- [Work to complete]
Without the pictures, print the lines running from the beginning of the material to the line containing "below=22.5pt of ctrlg]", both ends included.

- [Data block]

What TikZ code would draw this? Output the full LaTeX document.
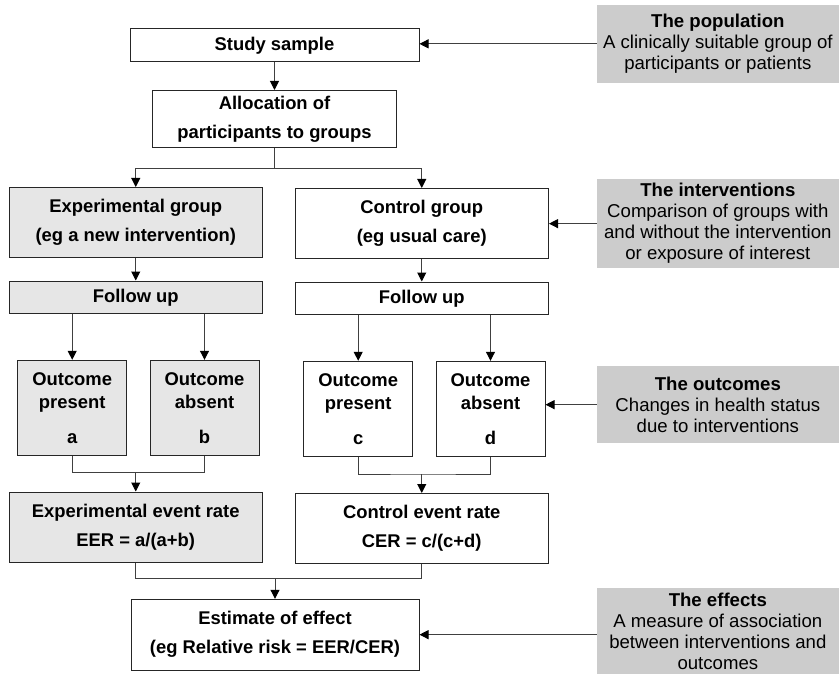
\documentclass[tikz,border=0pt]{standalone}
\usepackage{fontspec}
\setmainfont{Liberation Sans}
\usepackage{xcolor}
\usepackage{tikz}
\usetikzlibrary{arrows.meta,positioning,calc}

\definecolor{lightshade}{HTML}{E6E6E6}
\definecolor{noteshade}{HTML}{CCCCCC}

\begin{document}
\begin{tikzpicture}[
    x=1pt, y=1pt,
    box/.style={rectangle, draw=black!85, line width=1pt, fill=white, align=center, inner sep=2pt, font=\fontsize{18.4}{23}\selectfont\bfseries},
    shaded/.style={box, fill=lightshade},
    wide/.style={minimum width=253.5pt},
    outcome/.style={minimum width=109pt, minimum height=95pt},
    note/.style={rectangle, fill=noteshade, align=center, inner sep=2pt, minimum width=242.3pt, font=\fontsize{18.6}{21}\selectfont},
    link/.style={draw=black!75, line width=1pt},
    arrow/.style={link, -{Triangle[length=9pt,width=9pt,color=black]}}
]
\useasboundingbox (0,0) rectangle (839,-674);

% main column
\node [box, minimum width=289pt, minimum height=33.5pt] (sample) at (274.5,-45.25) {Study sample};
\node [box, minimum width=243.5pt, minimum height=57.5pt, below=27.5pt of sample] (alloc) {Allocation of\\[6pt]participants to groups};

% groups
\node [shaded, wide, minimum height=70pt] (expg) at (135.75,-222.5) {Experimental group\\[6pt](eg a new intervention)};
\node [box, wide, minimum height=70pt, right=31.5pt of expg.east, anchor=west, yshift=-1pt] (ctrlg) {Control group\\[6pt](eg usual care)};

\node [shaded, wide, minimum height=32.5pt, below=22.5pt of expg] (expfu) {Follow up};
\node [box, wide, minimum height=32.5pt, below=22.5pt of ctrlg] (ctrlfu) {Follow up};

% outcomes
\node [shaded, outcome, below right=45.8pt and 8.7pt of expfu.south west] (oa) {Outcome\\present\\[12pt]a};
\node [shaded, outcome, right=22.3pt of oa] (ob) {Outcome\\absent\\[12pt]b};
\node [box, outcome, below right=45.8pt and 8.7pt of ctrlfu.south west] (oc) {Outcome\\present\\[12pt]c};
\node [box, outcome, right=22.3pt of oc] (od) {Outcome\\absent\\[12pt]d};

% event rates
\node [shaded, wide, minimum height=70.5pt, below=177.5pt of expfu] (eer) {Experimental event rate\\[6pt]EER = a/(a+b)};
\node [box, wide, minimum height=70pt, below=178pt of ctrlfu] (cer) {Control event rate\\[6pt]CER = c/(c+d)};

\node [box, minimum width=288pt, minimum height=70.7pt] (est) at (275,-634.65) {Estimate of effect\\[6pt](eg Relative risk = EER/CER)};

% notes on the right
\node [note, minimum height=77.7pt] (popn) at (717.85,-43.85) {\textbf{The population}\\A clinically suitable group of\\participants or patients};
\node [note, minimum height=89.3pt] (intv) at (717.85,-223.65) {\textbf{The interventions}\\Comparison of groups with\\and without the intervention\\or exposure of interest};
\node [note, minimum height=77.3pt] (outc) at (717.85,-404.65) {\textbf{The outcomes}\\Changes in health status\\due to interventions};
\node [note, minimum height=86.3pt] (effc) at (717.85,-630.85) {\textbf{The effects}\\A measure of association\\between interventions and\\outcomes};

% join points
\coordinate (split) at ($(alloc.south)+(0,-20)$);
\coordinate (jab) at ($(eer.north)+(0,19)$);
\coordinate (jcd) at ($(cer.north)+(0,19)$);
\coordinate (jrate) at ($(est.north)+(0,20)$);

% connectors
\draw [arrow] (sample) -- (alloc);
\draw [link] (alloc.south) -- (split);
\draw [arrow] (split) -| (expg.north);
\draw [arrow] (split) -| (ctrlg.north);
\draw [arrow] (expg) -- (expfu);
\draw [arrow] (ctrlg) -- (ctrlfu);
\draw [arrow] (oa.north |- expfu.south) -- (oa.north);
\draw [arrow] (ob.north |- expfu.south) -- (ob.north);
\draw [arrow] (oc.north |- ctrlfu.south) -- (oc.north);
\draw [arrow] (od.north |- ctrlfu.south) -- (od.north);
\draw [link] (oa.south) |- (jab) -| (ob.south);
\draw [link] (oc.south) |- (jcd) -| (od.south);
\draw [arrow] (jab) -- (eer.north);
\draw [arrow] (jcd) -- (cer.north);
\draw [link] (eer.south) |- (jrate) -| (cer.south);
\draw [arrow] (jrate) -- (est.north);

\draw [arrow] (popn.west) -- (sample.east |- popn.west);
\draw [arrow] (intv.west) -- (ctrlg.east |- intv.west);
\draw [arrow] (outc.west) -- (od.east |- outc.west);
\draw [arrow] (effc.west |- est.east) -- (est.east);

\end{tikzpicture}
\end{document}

- [Correct answer]
What TikZ code would draw this? Output the full LaTeX document.
\documentclass[tikz,border=0pt]{standalone}
\usepackage{fontspec}
\setmainfont{Liberation Sans}
\usepackage{xcolor}
\usepackage{tikz}
\usetikzlibrary{arrows.meta,positioning,calc}

\definecolor{lightshade}{HTML}{E6E6E6}
\definecolor{noteshade}{HTML}{CCCCCC}

\begin{document}
\begin{tikzpicture}[
    x=1pt, y=1pt,
    box/.style={rectangle, draw=black!85, line width=1pt, fill=white, align=center, inner sep=2pt, font=\fontsize{18.4}{23}\selectfont\bfseries},
    shaded/.style={box, fill=lightshade},
    wide/.style={minimum width=253.5pt},
    outcome/.style={minimum width=109pt, minimum height=95pt},
    note/.style={rectangle, fill=noteshade, align=center, inner sep=2pt, minimum width=242.3pt, font=\fontsize{18.6}{21}\selectfont},
    link/.style={draw=black!75, line width=1pt},
    arrow/.style={link, -{Triangle[length=9pt,width=9pt,color=black]}}
]
\useasboundingbox (0,0) rectangle (839,-674);

% main column
\node [box, minimum width=289pt, minimum height=33.5pt] (sample) at (274.5,-45.25) {Study sample};
\node [box, minimum width=243.5pt, minimum height=57.5pt, below=27.5pt of sample] (alloc) {Allocation of\\[6pt]participants to groups};

% groups
\node [shaded, wide, minimum height=70pt] (expg) at (135.75,-222.5) {Experimental group\\[6pt](eg a new intervention)};
\node [box, wide, minimum height=70pt, right=31.5pt of expg.east, anchor=west, yshift=-1pt] (ctrlg) {Control group\\[6pt](eg usual care)};

\node [shaded, wide, minimum height=32.5pt, below=22.5pt of expg] (expfu) {Follow up};
\node [box, wide, minimum height=32.5pt, below=22.5pt of ctrlg] (ctrlfu) {Follow up};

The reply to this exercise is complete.